Records with drawing code
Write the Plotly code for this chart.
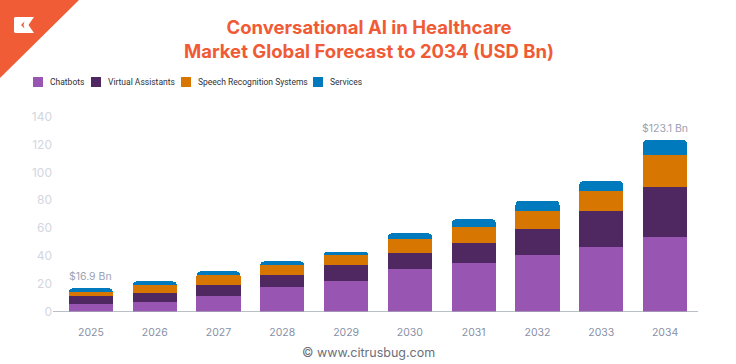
import plotly.graph_objects as go

# ---------------- data ----------------
years = ["2025", "2026", "2027", "2028", "2029", "2030", "2031", "2032", "2033", "2034"]
series_names = ["Chatbots", "Virtual Assistants", "Speech Recognition Systems", "Services"]
chatbots = [5.6, 7.5, 11.8, 17.6, 21.9, 30.5, 34.8, 40.7, 46.3, 53.5]
virtual_assistants = [5.6, 5.8, 7.2, 8.6, 11.4, 11.5, 14.4, 18.6, 25.8, 35.9]
speech_recognition = [3.3, 5.7, 7.2, 7.1, 7.2, 10.0, 11.4, 12.9, 14.3, 22.9]
services = [2.4, 2.9, 2.8, 2.9, 2.8, 4.3, 5.7, 7.3, 7.2, 10.8]
y_ticks = [0, 20, 40, 60, 80, 100, 120, 140]
total_labels = {"2025": "$16.9 Bn", "2034": "$123.1 Bn"}

colors = ["#9955B2", "#4F2862", "#D77600", "#0079BD"]
series_values = [chatbots, virtual_assistants, speech_recognition, services]

# ---------------- layout geometry (pixels) ----------------
W, H = 736, 364
ML, MR, MT, MB = 59, 39, 109, 52
PW, PH = W - ML - MR, H - MT - MB


def px(x):
    return (x - ML) / PW


def py(y):
    return (H - MB - y) / PH


fig = go.Figure()
for name, vals, col in zip(series_names, series_values, colors):
    fig.add_trace(go.Bar(
        x=years, y=vals, name=name, marker=dict(color=col, line=dict(width=0)),
        showlegend=False, hoverinfo="x+y+name",
    ))

totals = [sum(v) for v in zip(*series_values)]

annotations = []
for yr, txt in total_labels.items():
    i = years.index(yr)
    annotations.append(dict(
        x=i, y=totals[i], xref="x", yref="y", text=txt, showarrow=False,
        yanchor="bottom", yshift=3,
        font=dict(family="Inter, sans-serif", size=10.5, color="#9DA2B3"),
    ))

# title
annotations.append(dict(
    x=px(369), y=py(39), xref="paper", yref="paper",
    text="Conversational AI in Healthcare<br>Market Global Forecast to 2034 (USD Bn)",
    showarrow=False, xanchor="center", yanchor="middle", align="center",
    font=dict(family="Inter, sans-serif", size=18.5, color="#F05B36", weight="bold"),
))

# footer
annotations.append(dict(
    x=px(368), y=py(352), xref="paper", yref="paper",
    text="© www.citrusbug.com", showarrow=False, xanchor="center", yanchor="middle",
    font=dict(family="Inter, sans-serif", size=12.5, color="#6B6F7B"),
))

# manual legend
shapes = []
legend_sq_x = [33, 91, 181, 313]
for name, col, x0 in zip(series_names, colors, legend_sq_x):
    shapes.append(dict(
        type="rect", xref="paper", yref="paper",
        x0=px(x0), x1=px(x0 + 10), y0=py(87), y1=py(77),
        fillcolor=col, line=dict(width=0), layer="above",
    ))
    annotations.append(dict(
        x=px(x0 + 15), y=py(82), xref="paper", yref="paper", text=name,
        showarrow=False, xanchor="left", yanchor="middle",
        font=dict(family="Roboto, sans-serif", size=8.5, color="#2E3138"),
    ))

# x axis baseline
shapes.append(dict(
    type="line", xref="paper", yref="y", x0=px(53), x1=px(698), y0=0, y1=0,
    line=dict(color="#A3A8B4", width=1.5), layer="above",
))

# logo triangle
def path_px(points):
    s = ""
    for j, (a, b) in enumerate(points):
        s += ("M" if j == 0 else "L") + f"{px(a):.5f},{py(b):.5f} "
    return s + "Z"

shapes.append(dict(
    type="path", xref="paper", yref="paper",
    path=path_px([(0, 0), (79, 0), (0, 78)]),
    fillcolor="#EF5C36", line=dict(width=0), layer="above",
))
shapes.append(dict(
    type="path", xref="paper", yref="paper",
    path=path_px([(15, 17), (34, 17), (28.5, 25), (34, 33), (15, 33), (14, 32), (14, 18)]),
    fillcolor="#FFFFFF", line=dict(width=0), layer="above",
))
shapes.append(dict(
    type="path", xref="paper", yref="paper",
    path=path_px([(24.5, 21.5), (21, 25), (24.5, 28.5), (23.5, 25)]),
    fillcolor="#E8603E", line=dict(width=0), layer="above",
))

fig.update_layout(
    width=W, height=H,
    margin=dict(l=ML, r=MR, t=MT, b=MB, pad=0),
    paper_bgcolor="white", plot_bgcolor="white",
    barmode="stack", bargap=0.31, barcornerradius=4,
    showlegend=False,
    annotations=annotations, shapes=shapes,
    font=dict(family="Inter, sans-serif"),
    xaxis=dict(
        type="category", showgrid=False, zeroline=False, showline=False,
        ticks="", ticklabelstandoff=12,
        tickfont=dict(family="Inter, sans-serif", size=10.5, color="#8890A6"),
    ),
    yaxis=dict(
        range=[0, PH / 1.397], tickvals=y_ticks, showgrid=False, zeroline=False,
        showline=False, ticks="", ticklabelstandoff=6,
        tickfont=dict(family="Inter, sans-serif", size=12, color="#D3D6DF"),
    ),
)

fig.write_html(
    "out.html",
    config={"displayModeBar": False},
    post_script="document.body.style.margin='0';document.body.style.overflow='hidden';",
)
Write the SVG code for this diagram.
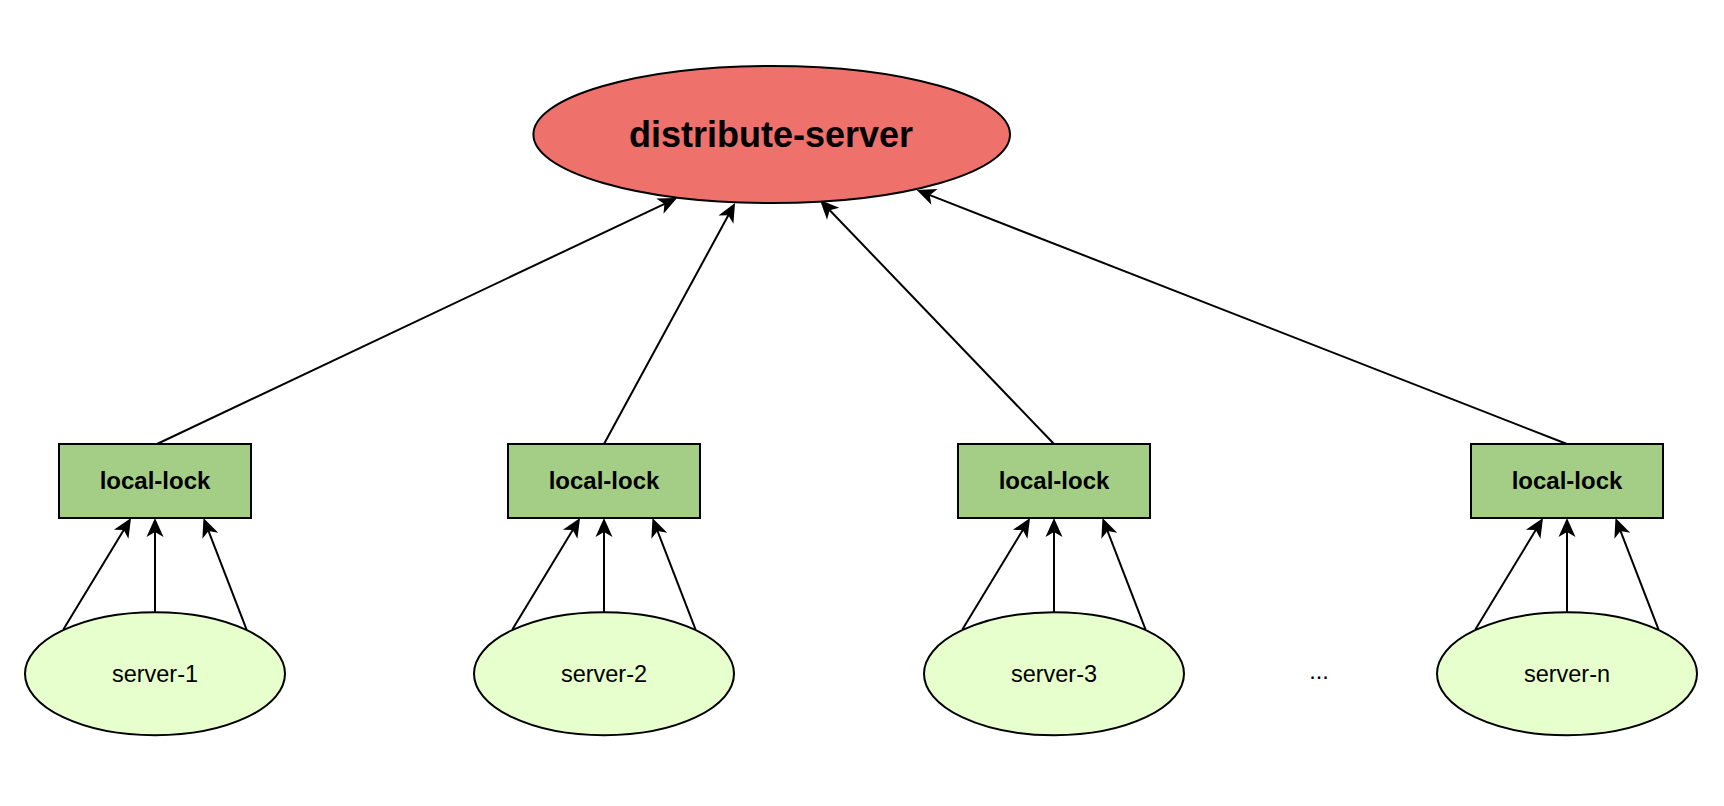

§ **What the task asks**
Gather each line in the data that holds the string "this".

§ **Expected answer**
Write the Plotly code for this chart.
Write the SVG code for this diagram.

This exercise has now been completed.